A slow smile touches my lips. It is not a pleasant smile.
It is the smile of a man anticipating a long-denied feast. “I do. I want to craft a different kind of pet to my other three. Let’s see how deep the damage can go before the light truly vanishes.
We can explore the exquisite boundary between absolute submission and the flicker of a spirit that knows it was once meant for more.
That way I will own not just her body, but her corruption. ”
The air seems to grow still, even the sea’s roar feels muted.
Issac simply nods, as if I had asked him to prepare a new room with a specific shade of paint.

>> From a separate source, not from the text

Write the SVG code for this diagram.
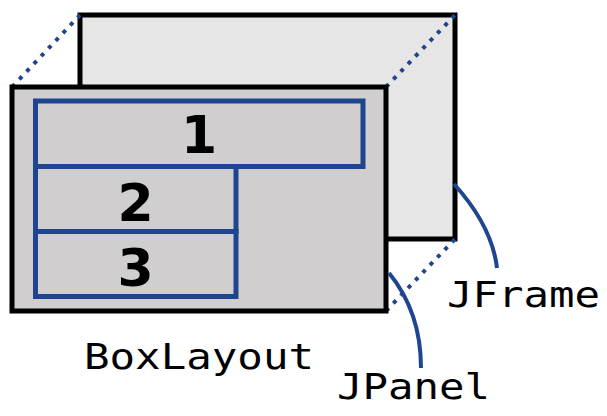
<svg xmlns="http://www.w3.org/2000/svg" width="607" height="416" viewBox="0 0 607 416">
  <style>
    .frame { fill: #e6e6e6; stroke: #000; stroke-width: 5; }
    .panel { fill: #d0cece; stroke: #000; stroke-width: 5; }
    .cell { fill: none; stroke: #1f4591; stroke-width: 5; }
    .dots { fill: none; stroke: #1f4591; stroke-width: 4; stroke-dasharray: 4 6.6; }
    .lead { fill: none; stroke: #1f4591; stroke-width: 4; stroke-linecap: butt; }
    .num { font-family: "DejaVu Sans", sans-serif; font-weight: bold; font-size: 52px; fill: #000; text-anchor: middle; }
    .mono { font-family: "DejaVu Sans Mono", "Liberation Mono", monospace; font-size: 36px; fill: #000; }
  </style>
  <g id="jframe">
    <rect class="frame" x="80" y="15" width="375" height="224"/>
  </g>
  <g id="connectors">
    <line class="dots" x1="12" y1="87" x2="80" y2="15"/>
    <line class="dots" x1="386" y1="87" x2="455" y2="15"/>
    <line class="dots" x1="386" y1="311" x2="455" y2="239"/>
  </g>
  <g id="jpanel">
    <rect class="panel" x="12" y="87" width="374" height="224"/>
  </g>
  <g id="cell1">
    <rect class="cell" x="35.5" y="101" width="327.5" height="65.5"/>
    <text class="num" x="199" y="153">1</text>
  </g>
  <g id="cell2">
    <rect class="cell" x="35.5" y="166.5" width="200.5" height="65"/>
    <text class="num" x="135.5" y="221">2</text>
  </g>
  <g id="cell3">
    <rect class="cell" x="35.5" y="231.5" width="200.5" height="65"/>
    <text class="num" x="135.5" y="286">3</text>
  </g>
  <g id="leaders">
    <path class="lead" d="M454,184 Q492,226 497,268"/>
    <path class="lead" d="M389,273 Q421,312 421,368"/>
  </g>
  <g id="label-boxlayout">
    <text class="mono" x="84" y="369" textLength="230" lengthAdjust="spacingAndGlyphs">BoxLayout</text>
  </g>
  <g id="label-jframe">
    <text class="mono" x="447" y="307" textLength="153" lengthAdjust="spacingAndGlyphs">JFrame</text>
  </g>
  <g id="label-jpanel">
    <text class="mono" x="337" y="399" textLength="153" lengthAdjust="spacingAndGlyphs">JPanel</text>
  </g>
</svg>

Clara’s sharp eyes gleam with a dark understanding.
She is not shocked, she is intrigued. This is a new challenge.
A masterpiece, and we will build it together.
“It will require a revised methodology,” she says, her voice clinical. “A different initial approach. More psychological deconstruction before the physical conditioning begins in earnest.”
“Precisely that.” I say, and the anticipation is a thrum in my veins. This is what I need. Not just the vengeance for Ines, not just the guardianship of Ezra, but this: the creative, cruel act of reshaping a soul. It is the purest expression of my power. The best way to channel the chaos inside me.
They bow again, deeper this time, and retreat back into the shadows of the arcade, already speaking in low, quick tones to each other. The architects returning to their drawing board.
I am left alone in the Cloister. My three pets remain, but they are part of the scenery now, beautiful fixtures. My mind is already years in the future, in a room not yet built, looking into the eyes of a girl who does not yet know she is destined to become my magnum opus.
I walk to the edge of the flagstones, right to the point where the courtyard ends and the cliff face drops away into nothing. The wind pulls at my clothes, the spray from the waves far below mists my face. I spread my arms, embracing the void.
This is peace. This is power.
Poor little Grace Ratcliffe has no idea what destiny has install for her. But with her body, with her flesh I will sate this vengeance; this anger, this everything.